>> start

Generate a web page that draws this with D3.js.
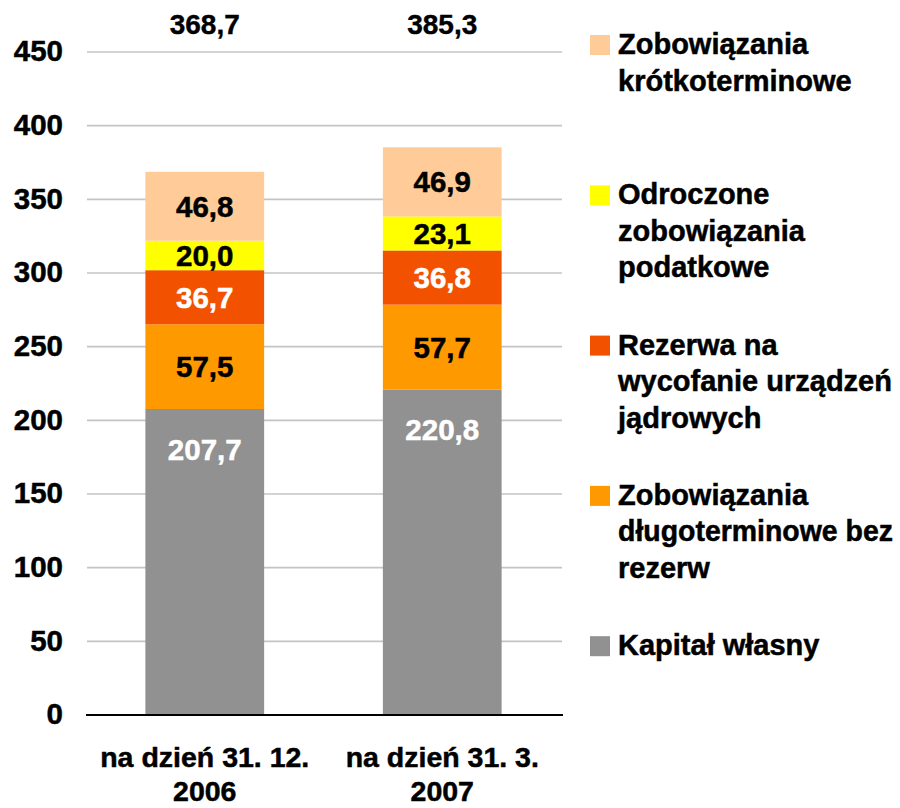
<!DOCTYPE html>
<html>
<head>
<meta charset="utf-8">
<script src="https://cdn.jsdelivr.net/npm/d3@7.9.0/dist/d3.min.js"></script>
<style>
  body { margin: 0; background: #fff; }
  svg text { font-family: "Liberation Sans", Arial, sans-serif; font-weight: bold; }
</style>
</head>
<body>
<svg id="vis"></svg>
<script>
const width = 900;
const height = 808;

// --- data ---
const categories = ["na dzień 31. 12.|2006", "na dzień 31. 3.|2007"];
const seriesNames = [
    "Kapitał własny",
    "Zobowiązania długoterminowe bez rezerw",
    "Rezerwa na wycofanie urządzeń jądrowych",
    "Odroczone zobowiązania podatkowe",
    "Zobowiązania krótkoterminowe"
];
const kapital = [207.7, 220.8];
const dlugoterminowe = [57.5, 57.7];
const rezerwa = [36.7, 36.8];
const odroczone = [20.0, 23.1];
const krotkoterminowe = [46.8, 46.9];
const totals = [368.7, 385.3];
const yTicks = [0, 50, 100, 150, 200, 250, 300, 350, 400, 450];

// legend, top to bottom, wrapped as in the original
const legendLines = [
    ["Zobowiązania", "krótkoterminowe"],
    ["Odroczone", "zobowiązania", "podatkowe"],
    ["Rezerwa na", "wycofanie urządzeń", "jądrowych"],
    ["Zobowiązania", "długoterminowe bez", "rezerw"],
    ["Kapitał własny"]
];

const colors = ["#919191", "#FF9900", "#F25100", "#FFFF00", "#FFCC99"];
const labelColors = ["#fff", "#000", "#fff", "#000", "#000"];

const series = [kapital, dlugoterminowe, rezerwa, odroczone, krotkoterminowe];

const fmt = v => d3.format(".1f")(v).replace(".", ",");

const svg = d3.select("#vis")
    .attr("width", width)
    .attr("height", height);

const x = d3.scaleBand()
    .domain(categories)
    .range([86, 561])
    .paddingInner(0.5)
    .paddingOuter(0.25);

const y = d3.scaleLinear()
    .domain([0, 450])
    .range([715, 52]);

// gridlines
svg.append("g")
    .selectAll("line")
    .data(yTicks.filter(t => t > 0))
    .join("line")
    .attr("x1", 87)
    .attr("x2", 562)
    .attr("y1", d => y(d))
    .attr("y2", d => y(d))
    .attr("stroke", "#C4C4C4")
    .attr("stroke-width", 1.6);

// y axis labels
const yAxis = svg.append("g")
    .attr("transform", "translate(63,0)")
    .call(d3.axisLeft(y).tickValues(yTicks).tickSize(0).tickPadding(0));
yAxis.select(".domain").remove();
yAxis.selectAll("text")
    .attr("font-family", "Liberation Sans, Arial, sans-serif")
    .attr("font-size", 29.5)
    .attr("font-weight", "bold")
    .attr("fill", "#000")
    .attr("stroke", "#000")
    .attr("stroke-width", 0.5)
    .attr("dy", "0.3em");

// stacked bars
const stacked = [];
categories.forEach((c, i) => {
    let base = 0;
    series.forEach((s, j) => {
        stacked.push({ cat: c, idx: j, y0: base, y1: base + s[i], value: s[i] });
        base += s[i];
    });
});

svg.append("g")
    .selectAll("rect")
    .data(stacked)
    .join("rect")
    .attr("x", d => x(d.cat))
    .attr("width", x.bandwidth())
    .attr("y", d => y(d.y1))
    .attr("height", d => y(d.y0) - y(d.y1))
    .attr("fill", d => colors[d.idx]);

// segment labels
svg.append("g")
    .selectAll("text")
    .data(stacked)
    .join("text")
    .attr("x", d => x(d.cat) + x.bandwidth() / 2)
    .attr("y", d => d.idx === 0 ? y(d.y1) + 40 : (y(d.y0) + y(d.y1)) / 2)
    .attr("dy", "0.36em")
    .attr("text-anchor", "middle")
    .attr("font-size", 29.5)
    .attr("fill", d => labelColors[d.idx])
    .attr("stroke", d => labelColors[d.idx])
    .attr("stroke-width", 0.5)
    .text(d => fmt(d.value));

// axis line
svg.append("line")
    .attr("x1", 86)
    .attr("x2", 563)
    .attr("y1", y(0))
    .attr("y2", y(0))
    .attr("stroke", "#000")
    .attr("stroke-width", 2.2);

// totals on top
svg.append("g")
    .selectAll("text")
    .data(categories)
    .join("text")
    .attr("x", d => x(d) + x.bandwidth() / 2)
    .attr("y", 34)
    .attr("text-anchor", "middle")
    .attr("font-size", 28)
    .attr("fill", "#000")
    .attr("stroke", "#000")
    .attr("stroke-width", 0.4)
    .text((d, i) => fmt(totals[i]));

// category labels (two lines)
svg.append("g")
    .selectAll("text")
    .data(categories)
    .join("text")
    .attr("x", d => x(d) + x.bandwidth() / 2)
    .attr("text-anchor", "middle")
    .attr("font-size", 28.5)
    .attr("fill", "#000")
    .attr("stroke", "#000")
    .attr("stroke-width", 0.5)
    .each(function (d) {
        const parts = d.split("|");
        d3.select(this).selectAll("tspan")
            .data(parts)
            .join("tspan")
            .attr("x", x(d) + x.bandwidth() / 2)
            .attr("y", (p, k) => 767 + k * 34)
            .text(p => p);
    });

// legend
const legendColors = colors.slice().reverse();
const legend = svg.append("g")
    .selectAll("g")
    .data(legendLines)
    .join("g")
    .attr("transform", (d, i) => `translate(590, ${54 + i * 150.3})`);

legend.append("rect")
    .attr("x", 0)
    .attr("y", -19)
    .attr("width", 20)
    .attr("height", 20)
    .attr("fill", (d, i) => legendColors[i]);

legend.append("text")
    .attr("font-size", 29)
    .attr("fill", "#000")
    .attr("stroke", "#000")
    .attr("stroke-width", 0.5)
    .selectAll("tspan")
    .data(d => d)
    .join("tspan")
    .attr("x", 28)
    .attr("y", (d, k) => k * 36.5)
    .text(d => d)
    .each(function () {
        // squeeze lines that would run past the right edge
        const maxW = 275;
        if (this.getComputedTextLength() > maxW) {
            d3.select(this)
                .attr("textLength", maxW)
                .attr("lengthAdjust", "spacingAndGlyphs");
        }
    });
</script>
</body>
</html>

>> end

*To be done*: Of the lines in the listing above, how many hold the string "that"? Reply with the number only.

*Full response*: 2